La previsione del comma 1, n. 1) si riferisce, come si desume anche dalla rubrica dell’articolo di legge, sia alla detenzione di segni contraffatti o comunque non autentici (posto che la contraffazione, in sé, è condotta rientrante in quelle espressamente descritte nell’ipotesi numero 2, prevista dall’articolo citato), sia alla detenzione illecita di segni distintivi di diversa origine illegale (ad esempio furto). D’altra parte, la condotta integrata dalla “detenzione” di segni o contrassegni contraffatti, in uso a corpi di Polizia, prevista nella prima parte del n. 1, è disciplinata unitamente a quella, contenuta nella seconda parte del n. 1 dello stesso articolo 497-ter. della detenzione di “oggetti o documenti che ne simulano la funzione” cioè di oggetti idonei a trarre in inganno sulla funzione tipica del segno imitato.

Tale dizione è in grado di ricomprendere l’ipotesi di documenti che, ancorché non realmente in uso ai corpi di Polizia, siano comunque in grado di indurre in errore in ordine allo svolgimento della funzione, siano cioè idonei a trarre agevolmente in inganno i cittadini sulle qualità personali di chi li dovesse, illecitamente, usare e sul potere connesso all’uso del segno.

Quello che rileva ai fini penali è, quindi, l’attitudine della copia fotostatica a sorprendere la fede pubblica in quanto intesa a rappresentare falsamente un inesistente originale.

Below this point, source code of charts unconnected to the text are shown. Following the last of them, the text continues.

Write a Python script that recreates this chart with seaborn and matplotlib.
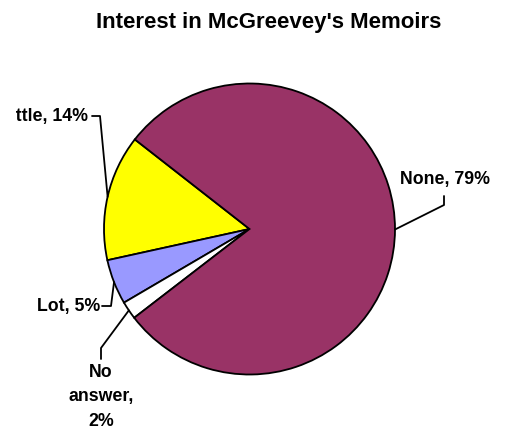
import numpy as np
import matplotlib
matplotlib.use("Agg")
import matplotlib.pyplot as plt
from matplotlib.transforms import Bbox
import seaborn as sns

# Datos del grafico
categorias = ["Little", "Lot", "No answer", "None"]
valores = [14, 5, 2, 79]
etiquetas = ["Little, 14%", "Lot, 5%", "No\nanswer,\n2%", "None, 79%"]
colores = ["#FFFF00", "#9999FF", "#FFFFFF", "#993366"]

sns.set_style("white")
plt.rcParams['font.family'] = ['Liberation Sans', 'DejaVu Sans']
plt.rcParams['text.color'] = 'black'

W, H = 508, 429
fig = plt.figure(figsize=(W / 100, H / 100), dpi=100)

# centro y radio del pastel en pixeles
cx, cy, r = 249.5, 229, 145.5
ax = fig.add_axes([(cx - r) / W, (H - cy - r) / H, 2 * r / W, 2 * r / H])

wedges, _ = ax.pie(valores, colors=colores, startangle=142, counterclock=True,
                   wedgeprops=dict(edgecolor="black", linewidth=1.3))
ax.set_xlim(-1, 1)
ax.set_ylim(-1, 1)
ax.axis("off")


def px(x, y):
    # pixeles de la figura -> coordenadas de datos
    return (x - cx) / r, (cy - y) / r


# posicion del texto y codo de la linea guia (en pixeles)
layout = {
    "Little": dict(text=(88, 116), ha="right", va="center", p1=(92, 116), p2=(100, 116)),
    "Lot": dict(text=(100, 306), ha="right", va="center", p1=(102, 306), p2=(111, 306)),
    "No answer": dict(text=(101, 397), ha="center", va="center", p1=(101, 359), p2=(101, 348)),
    "None": dict(text=(445, 180), ha="center", va="center", p1=(444, 196), p2=(444, 205)),
}

# el area del grafico corta el texto de la izquierda ("Li" no se ve)
clip = Bbox.from_extents(16, 0, W, H)

for w, cat, lab in zip(wedges, categorias, etiquetas):
    ang = np.deg2rad((w.theta1 + w.theta2) / 2)
    ex, ey = np.cos(ang), np.sin(ang)
    L = layout[cat]
    a = px(*L["p1"])
    b = px(*L["p2"])
    ax.plot([a[0], b[0], ex], [a[1], b[1], ey], color="black", lw=1.3, clip_on=False)
    tx, ty = px(*L["text"])
    t = ax.text(tx, ty, lab, ha=L["ha"], va=L["va"], fontsize=12.8, fontweight="bold",
                multialignment="center", linespacing=1.6)
    t.set_clip_on(True)
    t.set_clip_box(clip)

fig.text(269 / W, 1 - 27.7 / H, "Interest in McGreevey's Memoirs", ha="center", va="baseline",
         fontsize=16, fontweight="bold")

fig.savefig("out.png", dpi=100)
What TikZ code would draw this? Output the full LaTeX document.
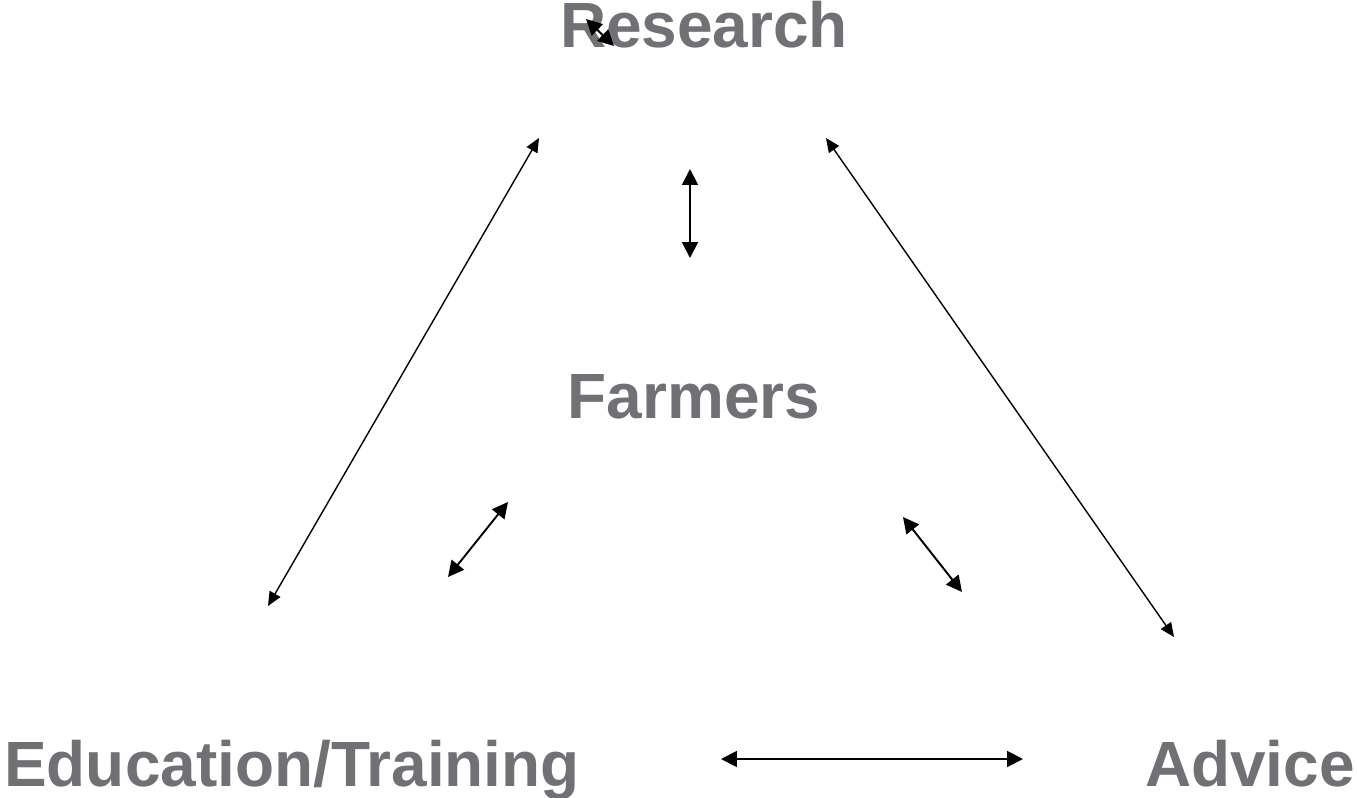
\documentclass[tikz,border=0pt]{standalone}
\usepackage{fontspec}
\setmainfont{Liberation Sans}
\usepackage{xcolor}
\usepackage{tikz}
\usetikzlibrary{arrows.meta}

\definecolor{labelgray}{RGB}{112,112,117}

\begin{document}
\begin{tikzpicture}[x=0.02cm, y=-0.02cm,
    label/.style={font=\fontsize{36.4}{40}\selectfont\bfseries, text=labelgray, anchor=base, inner sep=0pt},
    link/.style={line width=1.1pt, {Triangle[length=9pt,width=9pt]}-{Triangle[length=9pt,width=9pt]}},
    longlink/.style={line width=0.8pt, {Triangle[length=8pt,width=7pt]}-{Triangle[length=8pt,width=7pt]}}
]
\useasboundingbox (0,0) rectangle (1357,798);

% Labels
\node[label] (research) at (704, 47) {Research};
\node[label] (farmers) at (694, 418) {Farmers};
\node[label] (education) at (292, 786) {Education/Training};
\node[label] (advice) at (1250, 786) {Advice};

% Arrow ends
\coordinate (resL) at (539, 138);
\coordinate (eduT) at (268, 606);
\coordinate (resR) at (826, 138);
\coordinate (advT) at (1174, 637);
\coordinate (resB) at (690, 169);
\coordinate (farT) at (690, 258);
\coordinate (farL) at (508, 502);
\coordinate (eduR) at (448, 577);
\coordinate (farR) at (903, 517);
\coordinate (advL) at (962, 592);
\coordinate (eduB) at (721, 759);
\coordinate (advB) at (1023, 759);
\coordinate (tinyA) at (586, 19);
\coordinate (tinyB) at (614, 46);

% Connections
\draw[longlink] (resL) -- (eduT);
\draw[longlink] (resR) -- (advT);
\draw[link] (resB) -- (farT);
\draw[link] (farL) -- (eduR);
\draw[link] (farR) -- (advL);
\draw[link] (eduB) -- (advB);
\draw[link] (tinyA) -- (tinyB);

\end{tikzpicture}
\end{document}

Il che peraltro costituisce il criterio ispiratore anche della giurisprudenza di legittimità laddove, stabilendo una deroga al principio per il quale la copia fotostatica è di per sé inidonea a ledere il bene tutelato, afferma che, invece, sussiste il reato di falso, nelle sue varie prospettazioni, quando la falsa copia sia presentata con l’apparenza di un documento originale (Sez. 5, 8870/2015). Nessun rilievo può essere poi riconosciuto alla mancata utilizzazione del falso documento, posto che la norma punisce la mera detenzione (Sez. 5, 13810/2017).